Covid-19 has halted normal occupational practices since the pandemic’s introduction in early 2020. With social distancing requirements once again being tightened in New South Wales, concerns have arisen as to how legal documents which require signatures to be physically witnessed can be executed.
Can I have my documents witnessed via an audio-visual link?
The short answer is yes.
The New South Wales Government addressed this witnessing issue through the implementation of the Electronic Transactions Amendment (COVID-19 Witnessing of Documents) Regulation 2020 which allowed for remote witnessing and attestation of certain documents.
These regulations have now been incorporated into Part 2B of the Electronic Transactions Act 2000 to allow the signing of those documents which usually require a witness to be physically present during execution. The documents which can be witnessed electronically include:
- Power of Attorneys
- Enduring Guardianships
- Deeds and Agreements
- Affidavits; and
- Statutory Declarations
This Act allows for the witnessing of document signatures to occur via an audio-visual link such as ‘Zoom’ or Microsoft teams.
Are there any requirements for remote witnessing to occur?
This scheme merely acts to allow legal witness requirements to occur via an audio-visual link, and as such, all other aspects of document executions remain the same.
On top of usual execution requirements, the new scheme introduces certain obligations that will need to be followed in order to legally witness a document remotely. These include the witness must:
- Observe the signing of the document in real time over audio-visual link
- Confirm the signature was witnessed by signing the document or a copy of the document;
- Be reasonably satisfied the document they witnessed is the same document or a copy of the document signed by the signatory; and
- Endorse the document, or a copy of the document, with a statement specifying the method used to witness the signature and that the document was witnessed in accordance with the Electronic Transactions Amendment (COVID-19 Witnessing of Documents) Regulation 2020
How long will this change be in effect for?
The new witnessing scheme is currently legislated to end on 1 January 2022.
Can companies execute documents pursuant to section 127 of the Corporations Act electronically?
With ongoing restrictions from the ongoing Covid-19 pandemic, a lot of companies are struggling to arrange for execution of documents pursuant to section 127 of the Corporations Act 2001.
Section 127 of the Corporations Act allows a company to execute documents without a common seal if the document is signed by:
- two directors;
- a director and a company secretary; or
- for proprietary companies with a sole director who is also the sole company secretary, by that director.

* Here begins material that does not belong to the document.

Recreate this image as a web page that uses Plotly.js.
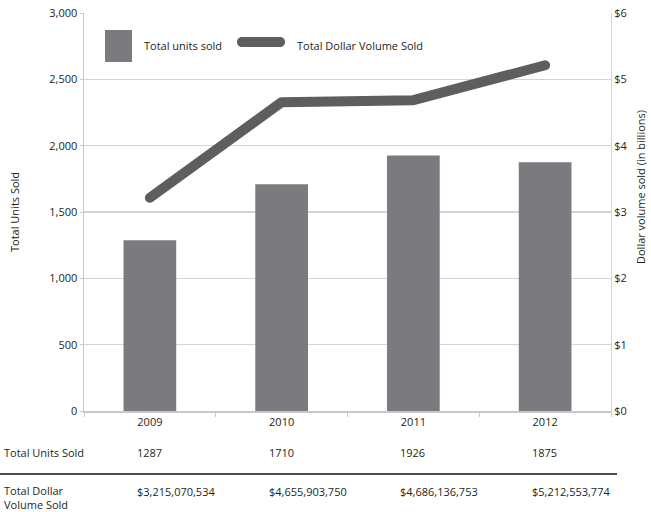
<!DOCTYPE html>
<html>
<head>
<meta charset="utf-8">
<script src="https://cdn.plot.ly/plotly-3.0.1.min.js"></script>
<style>html,body{margin:0;padding:0;background:#fff;}#chart{width:651px;height:512px;}</style>
</head>
<body>
<div id="chart"></div>
<script>
var years = ['2009', '2010', '2011', '2012'];
var unitsSold = [1287, 1710, 1926, 1875];
var dollarVolume = [3215070534, 4655903750, 4686136753, 5212553774];
var dollarLabels = ['$3,215,070,534', '$4,655,903,750', '$4,686,136,753', '$5,212,553,774'];
var leftTicks = [0, 500, 1000, 1500, 2000, 2500, 3000];
var rightTicks = [0, 1, 2, 3, 4, 5, 6];
var rightTickText = ['$0', '$1', '$2', '$3', '$4', '$5', '$6'];

var dollarBillions = dollarVolume.map(function (v) { return v / 1e9; });

var FONT = 'Open Sans, Noto Sans, sans-serif';
var TXT = '#231f20';
var BAR = '#7b7b7f';
var LINE = '#5e5e60';

var W = 651, H = 512, L = 84, R = 40, T = 13, B = 101;
var pw = W - L - R, ph = H - T - B;
function px(x) { return (x - L) / pw; }
function py(y) { return (H - B - y) / ph; }

var traces = [
  { type: 'bar', x: years, y: unitsSold, marker: { color: BAR, line: { width: 0 } }, hoverinfo: 'skip' },
  { type: 'scatter', mode: 'lines', x: years, y: dollarBillions, yaxis: 'y2',
    line: { color: LINE, width: 10 }, hoverinfo: 'skip' }
];

var annotations = [];
function ann(o) {
  annotations.push(Object.assign({ showarrow: false, font: { family: FONT, size: 11, color: TXT } }, o));
}
ann({ text: 'Total Units Sold', xref: 'paper', yref: 'paper', x: px(14), y: py(212), textangle: -90, xanchor: 'center', yanchor: 'middle' });
ann({ text: 'Dollar volume sold (in billions)', xref: 'paper', yref: 'paper', x: px(640), y: py(187), textangle: -90, xanchor: 'center', yanchor: 'middle' });
ann({ text: 'Total units sold', xref: 'paper', yref: 'paper', x: px(142), y: py(46), xanchor: 'left', yanchor: 'middle' });
ann({ text: 'Total Dollar Volume Sold', xref: 'paper', yref: 'paper', x: px(295), y: py(46), xanchor: 'left', yanchor: 'middle' });
ann({ text: 'Total Units Sold', xref: 'paper', yref: 'paper', x: px(2), y: py(452), xanchor: 'left', yanchor: 'middle' });
ann({ text: 'Total Dollar<br>Volume Sold', xref: 'paper', yref: 'paper', x: px(2), y: py(497), xanchor: 'left', yanchor: 'middle', align: 'left' });
for (var i = 0; i < years.length; i++) {
  ann({ text: String(unitsSold[i]), xref: 'x', yref: 'paper', x: i, xshift: -15, y: py(452), xanchor: 'left', yanchor: 'middle' });
  ann({ text: dollarLabels[i], xref: 'x', yref: 'paper', x: i, xshift: -15, y: py(491), xanchor: 'left', yanchor: 'middle' });
}

// rounded legend line symbol (paper coords)
var lx0 = px(242), lx1 = px(280), ly0 = py(37), ly1 = py(47), r = 5 / pw;
var roundPath = 'M' + lx0 + ',' + ly0 + ' L' + lx1 + ',' + ly0 +
  ' C' + (lx1 + r * 1.33) + ',' + ly0 + ' ' + (lx1 + r * 1.33) + ',' + ly1 + ' ' + lx1 + ',' + ly1 +
  ' L' + lx0 + ',' + ly1 +
  ' C' + (lx0 - r * 1.33) + ',' + ly1 + ' ' + (lx0 - r * 1.33) + ',' + ly0 + ' ' + lx0 + ',' + ly0 + ' Z';

var shapes = [
  { type: 'rect', xref: 'paper', yref: 'paper', x0: px(105), x1: px(132), y0: py(62), y1: py(30), fillcolor: BAR, line: { width: 0 } },
  { type: 'path', xref: 'paper', yref: 'paper', path: roundPath, fillcolor: LINE, line: { width: 0 } },
  { type: 'line', xref: 'paper', yref: 'paper', x0: px(0), x1: px(617), y0: py(474), y1: py(474), line: { color: '#111', width: 1.3 } }
];

var layout = {
  width: W, height: H,
  margin: { l: L, r: R, t: T, b: B },
  paper_bgcolor: '#fff', plot_bgcolor: '#fff',
  showlegend: false,
  bargap: 0.6,
  font: { family: FONT, size: 11, color: TXT },
  xaxis: {
    type: 'category', range: [-0.5, 3.5], autorange: false, showgrid: false, showline: true, linecolor: '#c8c8c8', linewidth: 1.5,
    ticks: 'outside', tickson: 'boundaries', ticklen: 4, tickcolor: '#c8c8c8', tickangle: 0,
    tickfont: { family: FONT, size: 11, color: TXT }, fixedrange: true
  },
  yaxis: {
    range: [0, 3000], autorange: false, tickvals: leftTicks, tickformat: ',d', showgrid: true, gridcolor: '#d4d4d4', gridwidth: 1.5,
    showline: true, linecolor: '#c8c8c8', linewidth: 1.5, ticks: 'outside', ticklen: 3, tickcolor: '#c8c8c8',
    zeroline: false, tickfont: { family: FONT, size: 11, color: TXT }, fixedrange: true
  },
  yaxis2: {
    range: [0, 6], autorange: false, tickvals: rightTicks, ticktext: rightTickText, overlaying: 'y', side: 'right', showgrid: false,
    showline: true, linecolor: '#d4d4d4', linewidth: 1, ticks: '', zeroline: false,
    tickfont: { family: FONT, size: 11, color: TXT }, fixedrange: true
  },
  annotations: annotations,
  shapes: shapes
};

Plotly.newPlot('chart', traces, layout, { staticPlot: true }).then(function () {
  document.querySelectorAll('.scatterlayer .js-line').forEach(function (p) {
    p.style.strokeLinecap = 'round';
    p.style.strokeLinejoin = 'round';
  });
});
</script>
</body>
</html>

Up until 21 March 2021, there were emergency reforms in place which allowed the use of electronic signatures to satisfy the requirements of section 127 of the Corporations Act 2001. With the expiry of the emergency reforms, companies must against execute documents under section 127 of the Corporations Act in wet ink signature only.
Alternative methods of executing documents
Executing in accordance with section 127 of the Corporations Act is not the only way a company can execute a document. The Corporations Act allows a company to execute a document in accordance with its constitution or by an agent or attorney given authority to do so.
It is therefore possible to amend a company’s constitution to allow a company to validly execute documents electronically. We can assist in amending your constitution to allow this to occur.
The Federal Government has released draft legislation amending the Corporations Act to allow for virtual meeting and electronic execution of documents. The draft legislation also proposes making it permissible to witness documents using technology, including video conferencing.
The draft legislation is currently in the consultation phase. It remains to be seen when it will commence (if approved).